There’s plenty worth discussing about Mandela: Long Walk to Freedom, but probably more than any other film this year, it’s impossible to divorce the movie from the time in which it was released. Justin Chadwick’s (The Other Boleyn Girl) biographical epic debuted earlier this year at the Toronto Film Festival before seeing a limited theatrical release beginning November 23rd, before the former South African President Nelson Mandela’s death on December 5th. Now in wide release, it’s almost impossible to look at the film as anything but a eulogy on his life and work. This may strike some as odd, given that the movie is based on Mandela’s own autobiography, but as interpreted by Chadwick, writer William Nicholson (Gladiator), and lead actor Idris Elba, it feels like an honest and fitting tribute to a complicated man who lived through an incredibly tumultuous time in South Africa.

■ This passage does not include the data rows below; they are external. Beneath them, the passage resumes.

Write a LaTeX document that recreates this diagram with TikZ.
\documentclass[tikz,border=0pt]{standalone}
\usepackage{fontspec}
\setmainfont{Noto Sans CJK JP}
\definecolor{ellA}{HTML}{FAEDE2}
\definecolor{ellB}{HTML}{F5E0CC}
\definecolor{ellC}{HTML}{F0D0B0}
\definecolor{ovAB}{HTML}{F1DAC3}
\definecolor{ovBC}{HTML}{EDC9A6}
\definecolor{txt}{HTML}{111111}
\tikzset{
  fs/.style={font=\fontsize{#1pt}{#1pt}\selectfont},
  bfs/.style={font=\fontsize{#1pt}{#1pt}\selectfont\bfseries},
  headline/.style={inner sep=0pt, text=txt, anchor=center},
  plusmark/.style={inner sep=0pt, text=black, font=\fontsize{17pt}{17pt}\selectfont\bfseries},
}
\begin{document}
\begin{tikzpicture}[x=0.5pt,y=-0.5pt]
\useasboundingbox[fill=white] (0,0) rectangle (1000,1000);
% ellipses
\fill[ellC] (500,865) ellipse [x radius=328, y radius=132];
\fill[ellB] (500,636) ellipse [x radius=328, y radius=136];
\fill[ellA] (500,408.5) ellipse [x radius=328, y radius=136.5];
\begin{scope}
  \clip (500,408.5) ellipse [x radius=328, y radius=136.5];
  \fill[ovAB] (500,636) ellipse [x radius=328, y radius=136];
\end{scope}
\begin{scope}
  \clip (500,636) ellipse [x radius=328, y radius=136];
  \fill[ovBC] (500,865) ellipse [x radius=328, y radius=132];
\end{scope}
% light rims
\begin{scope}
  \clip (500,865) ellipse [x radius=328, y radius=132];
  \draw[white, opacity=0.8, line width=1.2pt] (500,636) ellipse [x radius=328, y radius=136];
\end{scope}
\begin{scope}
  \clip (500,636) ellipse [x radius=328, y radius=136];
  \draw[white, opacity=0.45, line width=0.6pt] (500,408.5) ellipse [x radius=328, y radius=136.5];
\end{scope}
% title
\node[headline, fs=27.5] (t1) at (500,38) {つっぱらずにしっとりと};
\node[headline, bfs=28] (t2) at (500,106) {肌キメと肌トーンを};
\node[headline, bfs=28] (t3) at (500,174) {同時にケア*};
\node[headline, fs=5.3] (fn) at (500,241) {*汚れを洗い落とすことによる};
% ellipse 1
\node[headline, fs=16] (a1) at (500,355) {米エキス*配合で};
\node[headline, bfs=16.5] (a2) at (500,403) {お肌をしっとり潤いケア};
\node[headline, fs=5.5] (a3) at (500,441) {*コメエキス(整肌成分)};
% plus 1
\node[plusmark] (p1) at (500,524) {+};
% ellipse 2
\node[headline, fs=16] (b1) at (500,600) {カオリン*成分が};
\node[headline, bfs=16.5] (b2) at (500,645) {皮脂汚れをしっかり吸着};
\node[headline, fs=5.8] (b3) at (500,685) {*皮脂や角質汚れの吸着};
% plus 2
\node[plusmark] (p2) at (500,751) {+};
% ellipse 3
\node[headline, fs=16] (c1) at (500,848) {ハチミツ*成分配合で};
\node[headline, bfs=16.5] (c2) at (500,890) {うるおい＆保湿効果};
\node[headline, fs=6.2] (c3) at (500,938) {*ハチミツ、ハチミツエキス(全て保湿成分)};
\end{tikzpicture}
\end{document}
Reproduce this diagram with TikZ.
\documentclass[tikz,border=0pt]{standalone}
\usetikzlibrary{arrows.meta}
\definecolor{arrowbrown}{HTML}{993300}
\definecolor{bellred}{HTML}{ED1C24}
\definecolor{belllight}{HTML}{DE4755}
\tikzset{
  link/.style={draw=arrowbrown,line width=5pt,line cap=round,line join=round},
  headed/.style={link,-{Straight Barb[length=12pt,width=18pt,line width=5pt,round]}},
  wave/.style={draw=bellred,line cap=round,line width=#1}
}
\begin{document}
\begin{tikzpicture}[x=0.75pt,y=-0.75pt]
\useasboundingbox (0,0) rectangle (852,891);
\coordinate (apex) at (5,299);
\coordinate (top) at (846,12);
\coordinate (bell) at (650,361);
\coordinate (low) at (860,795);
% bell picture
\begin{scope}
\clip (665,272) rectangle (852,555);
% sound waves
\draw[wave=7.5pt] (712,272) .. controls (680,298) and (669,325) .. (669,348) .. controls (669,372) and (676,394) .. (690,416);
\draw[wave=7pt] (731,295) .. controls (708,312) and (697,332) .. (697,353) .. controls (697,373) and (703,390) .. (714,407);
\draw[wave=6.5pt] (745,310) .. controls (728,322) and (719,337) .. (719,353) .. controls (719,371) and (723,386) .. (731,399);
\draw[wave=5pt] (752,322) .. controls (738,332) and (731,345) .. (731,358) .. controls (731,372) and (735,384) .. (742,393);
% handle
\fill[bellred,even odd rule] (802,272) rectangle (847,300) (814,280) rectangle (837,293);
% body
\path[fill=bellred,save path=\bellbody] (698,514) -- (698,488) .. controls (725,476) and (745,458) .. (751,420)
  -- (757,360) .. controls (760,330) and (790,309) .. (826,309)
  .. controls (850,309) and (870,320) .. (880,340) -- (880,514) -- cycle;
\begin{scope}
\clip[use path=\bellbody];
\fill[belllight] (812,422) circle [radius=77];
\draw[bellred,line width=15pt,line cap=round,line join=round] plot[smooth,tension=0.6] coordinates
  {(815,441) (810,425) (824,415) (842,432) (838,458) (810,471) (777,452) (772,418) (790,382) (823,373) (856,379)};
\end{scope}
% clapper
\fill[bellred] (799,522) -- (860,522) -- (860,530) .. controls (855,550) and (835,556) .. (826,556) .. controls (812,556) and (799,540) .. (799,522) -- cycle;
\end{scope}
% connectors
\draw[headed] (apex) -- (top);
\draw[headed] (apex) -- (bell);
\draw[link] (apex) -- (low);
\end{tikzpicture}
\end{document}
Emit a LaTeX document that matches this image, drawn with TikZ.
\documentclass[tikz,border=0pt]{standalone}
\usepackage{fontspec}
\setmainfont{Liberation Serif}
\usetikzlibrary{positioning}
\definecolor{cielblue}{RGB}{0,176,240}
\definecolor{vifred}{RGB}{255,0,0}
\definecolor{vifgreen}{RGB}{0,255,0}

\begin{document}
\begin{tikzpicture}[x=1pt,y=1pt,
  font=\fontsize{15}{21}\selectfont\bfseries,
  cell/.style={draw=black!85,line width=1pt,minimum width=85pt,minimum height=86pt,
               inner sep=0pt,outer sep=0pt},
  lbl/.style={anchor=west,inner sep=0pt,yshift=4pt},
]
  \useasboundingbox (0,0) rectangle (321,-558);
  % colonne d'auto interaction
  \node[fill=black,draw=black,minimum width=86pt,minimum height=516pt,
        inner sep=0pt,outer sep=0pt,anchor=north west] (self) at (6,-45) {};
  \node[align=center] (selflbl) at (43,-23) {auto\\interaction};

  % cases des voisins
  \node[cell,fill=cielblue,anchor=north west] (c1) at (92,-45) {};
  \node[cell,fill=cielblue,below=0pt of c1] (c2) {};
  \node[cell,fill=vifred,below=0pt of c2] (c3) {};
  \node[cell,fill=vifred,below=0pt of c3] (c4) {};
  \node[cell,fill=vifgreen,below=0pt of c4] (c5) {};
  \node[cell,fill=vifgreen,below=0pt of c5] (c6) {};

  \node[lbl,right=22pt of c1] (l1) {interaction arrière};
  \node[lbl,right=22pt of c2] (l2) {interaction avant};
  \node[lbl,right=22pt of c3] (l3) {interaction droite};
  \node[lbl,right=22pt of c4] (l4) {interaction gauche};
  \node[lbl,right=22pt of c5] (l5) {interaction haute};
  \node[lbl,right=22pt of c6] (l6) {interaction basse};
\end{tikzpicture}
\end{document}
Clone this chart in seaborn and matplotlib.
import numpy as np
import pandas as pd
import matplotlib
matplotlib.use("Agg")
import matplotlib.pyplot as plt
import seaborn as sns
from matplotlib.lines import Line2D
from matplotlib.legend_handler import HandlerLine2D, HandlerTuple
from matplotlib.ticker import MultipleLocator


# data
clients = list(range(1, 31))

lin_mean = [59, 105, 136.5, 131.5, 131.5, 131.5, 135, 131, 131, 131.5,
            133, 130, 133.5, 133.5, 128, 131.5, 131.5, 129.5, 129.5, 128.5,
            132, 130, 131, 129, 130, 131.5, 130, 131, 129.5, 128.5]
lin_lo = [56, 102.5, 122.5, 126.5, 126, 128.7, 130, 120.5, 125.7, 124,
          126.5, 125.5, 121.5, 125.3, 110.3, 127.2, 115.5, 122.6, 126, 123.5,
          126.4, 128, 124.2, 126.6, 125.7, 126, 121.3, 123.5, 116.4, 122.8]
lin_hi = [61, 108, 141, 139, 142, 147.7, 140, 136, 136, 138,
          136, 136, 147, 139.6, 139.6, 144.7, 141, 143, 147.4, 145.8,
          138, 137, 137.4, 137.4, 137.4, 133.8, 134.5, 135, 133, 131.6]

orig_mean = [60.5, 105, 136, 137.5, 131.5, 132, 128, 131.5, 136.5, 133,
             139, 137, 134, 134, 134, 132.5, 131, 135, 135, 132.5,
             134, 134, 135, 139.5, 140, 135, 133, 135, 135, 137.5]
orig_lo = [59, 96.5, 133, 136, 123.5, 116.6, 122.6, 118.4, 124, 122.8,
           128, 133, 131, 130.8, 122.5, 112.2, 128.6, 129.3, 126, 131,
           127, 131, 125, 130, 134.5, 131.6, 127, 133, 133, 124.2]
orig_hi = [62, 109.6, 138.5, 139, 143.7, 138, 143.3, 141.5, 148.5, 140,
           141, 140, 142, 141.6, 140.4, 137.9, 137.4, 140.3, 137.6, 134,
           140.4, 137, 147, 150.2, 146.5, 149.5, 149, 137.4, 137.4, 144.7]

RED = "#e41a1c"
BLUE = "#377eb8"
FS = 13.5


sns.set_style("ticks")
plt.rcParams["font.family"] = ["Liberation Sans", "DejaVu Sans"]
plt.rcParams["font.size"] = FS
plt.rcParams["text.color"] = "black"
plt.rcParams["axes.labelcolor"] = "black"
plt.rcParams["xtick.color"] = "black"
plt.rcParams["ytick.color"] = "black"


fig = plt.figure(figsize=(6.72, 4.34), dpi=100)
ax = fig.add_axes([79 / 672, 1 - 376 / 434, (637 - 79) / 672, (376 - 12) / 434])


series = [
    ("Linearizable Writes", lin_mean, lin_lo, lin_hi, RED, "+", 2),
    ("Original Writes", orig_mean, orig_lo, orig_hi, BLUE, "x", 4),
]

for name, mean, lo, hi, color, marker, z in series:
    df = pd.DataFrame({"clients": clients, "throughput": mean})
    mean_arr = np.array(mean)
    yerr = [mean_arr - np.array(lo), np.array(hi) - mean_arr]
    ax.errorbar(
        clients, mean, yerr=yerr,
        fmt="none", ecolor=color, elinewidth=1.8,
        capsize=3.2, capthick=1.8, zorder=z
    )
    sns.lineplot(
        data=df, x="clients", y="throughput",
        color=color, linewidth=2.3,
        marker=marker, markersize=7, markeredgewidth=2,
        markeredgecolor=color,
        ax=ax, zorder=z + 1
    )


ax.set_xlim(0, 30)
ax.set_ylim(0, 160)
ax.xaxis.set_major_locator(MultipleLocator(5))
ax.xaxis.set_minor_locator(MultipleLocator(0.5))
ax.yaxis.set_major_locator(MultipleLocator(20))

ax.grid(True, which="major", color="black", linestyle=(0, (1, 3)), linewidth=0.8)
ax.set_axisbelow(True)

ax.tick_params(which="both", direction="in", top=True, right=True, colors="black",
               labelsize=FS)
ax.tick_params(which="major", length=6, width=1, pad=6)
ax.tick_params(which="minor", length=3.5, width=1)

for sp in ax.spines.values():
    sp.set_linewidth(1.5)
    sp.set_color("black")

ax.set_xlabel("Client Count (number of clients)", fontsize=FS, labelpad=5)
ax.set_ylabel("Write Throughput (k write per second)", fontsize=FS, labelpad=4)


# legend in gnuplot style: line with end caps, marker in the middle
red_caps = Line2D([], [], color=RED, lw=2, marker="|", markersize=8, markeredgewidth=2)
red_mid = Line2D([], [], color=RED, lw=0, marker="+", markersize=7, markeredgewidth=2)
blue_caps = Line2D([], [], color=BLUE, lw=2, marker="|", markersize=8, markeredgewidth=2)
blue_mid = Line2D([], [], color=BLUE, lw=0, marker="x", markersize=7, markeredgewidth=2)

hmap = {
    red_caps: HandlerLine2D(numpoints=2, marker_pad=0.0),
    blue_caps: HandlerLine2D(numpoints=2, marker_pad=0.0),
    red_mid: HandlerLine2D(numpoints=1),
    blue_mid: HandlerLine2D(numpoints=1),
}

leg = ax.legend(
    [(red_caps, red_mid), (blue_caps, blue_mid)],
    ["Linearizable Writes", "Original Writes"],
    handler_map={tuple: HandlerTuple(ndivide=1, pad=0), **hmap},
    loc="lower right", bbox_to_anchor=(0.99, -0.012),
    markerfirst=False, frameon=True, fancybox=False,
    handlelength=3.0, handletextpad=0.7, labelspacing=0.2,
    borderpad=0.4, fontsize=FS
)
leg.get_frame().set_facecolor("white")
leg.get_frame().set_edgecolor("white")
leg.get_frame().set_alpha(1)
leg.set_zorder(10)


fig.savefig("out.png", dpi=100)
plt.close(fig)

It is with Elba that any discussion of the movie’s merits must begin. With apologies to Naomie Harris who does some inspired work as Winnie Mandela, Elba positively carries this picture with a performance that has to be considered among the year’s best. From an energetic young lawyer in the 1940s and ‘50s to an elder statesman in the mid ‘90s, Elba never once looks out of place. He’s helped in part by some truly excellent makeup that ages him well and avoids some of the plasticky look that you often see when a younger actor is made up to be decades older, but it’s Elba who sells the ruse. He does a phenomenal job of adjusting his mannerisms, particularly the way he walks and moves his head, to very realistically reflect his changing age over the course of the picture. This is to say nothing, of course, of his dramatic presence on screen which is similarly stellar.
The narrative faults of the movie are few and far between, an achievement for a film that ambitiously spans Mandela’s entire adult life (indeed, the movie opens with a tribal ritual conferring manhood onto young Nelson and other boys from his tribe). The movie employs a few familiar strategies to overcome great leaps in time, like voiceover on a quick succession of scenes to communicate passing weeks in one effort or another, and while I never found these to be distracting its conceivable some in the audience would. Similarly, Mandela’s courtship of both his first wife and Winnie seems to happen in about a day, but this doesn’t really detract from anything. Their love story isn’t the focus. We want to know that they met and they got married, that’s all that matters and we can move on. It almost works to the film’s advantage, in one respect; as Mandela is laying out the timeline for a guard near the end of his imprisonment, we realize just how little time the two had together before Mandela was sent away. The one plot issue I did have was that the movie doesn’t do a great job of marking the Mandela’s transition from simply one of the leaders of the ANC (his political party) to the singular rallying national figurehead. Before his imprisonment, it seems he’s no more important than several other ANC leaders, but later it’s “Free Nelson Mandela” that becomes the familiar rallying cry, not “Free the ANC.”
The quibbles I do have lie more with the pacing than the storytelling itself. For the majority of the movie, it moves along at a very appropriate clip. We’re not taking time to understand all the parts of any single event, but it never feels like the movie rushes either as we move through time from key event to key event. This changes a bit towards the end of Mandela’s prison sentence into the early part of his late political career, basically the last 40 minutes of the movie, where it does feel as though the story takes far too long to advance its plot. Particularly given the 139 minute runtime, a five minute trim in this area could have gone a long way, and there was plenty of space to do it without impacting our understanding of South Africa’s political climate or Mandela’s personal leanings.
What Mandela: Long Walk to Freedom does really well, though, is present an image of the whole man. Nelson Mandela exists in the zeitgeist as a universally positive figure, a South African Ghandi. And while no one should dispute the man’s greatness nor the remarkable piece of work he did in peacefully unifying the South African government, it’s impossible to ignore that the man was no saint. The film carries an appropriate level of respect for one of the great men of our time, but it isn’t afraid to show his womanizing early years, or his championing, for a time, of violent opposition. The movie does seek to justify his use of violent methods (and does so without being patronizing), but also includes, ultimately, a uniform condemnation of violence wherever it might be found.
The Verdict: 4 out of 5
Mandela: Long Walk to Freedom is an incredibly timely look at what is literally the life’s work of one of the great men of the 20th century. Powerhouse performances form Idris Elba and Naomie Harris anchor this effort, backed by an excellent balance of 50 dense years of history on the part of writer William Nicholson and director Justin Chadwick. There are some pacing issues and other minor annoyances that hold it back a bit, but all in all this is an excellent biopic.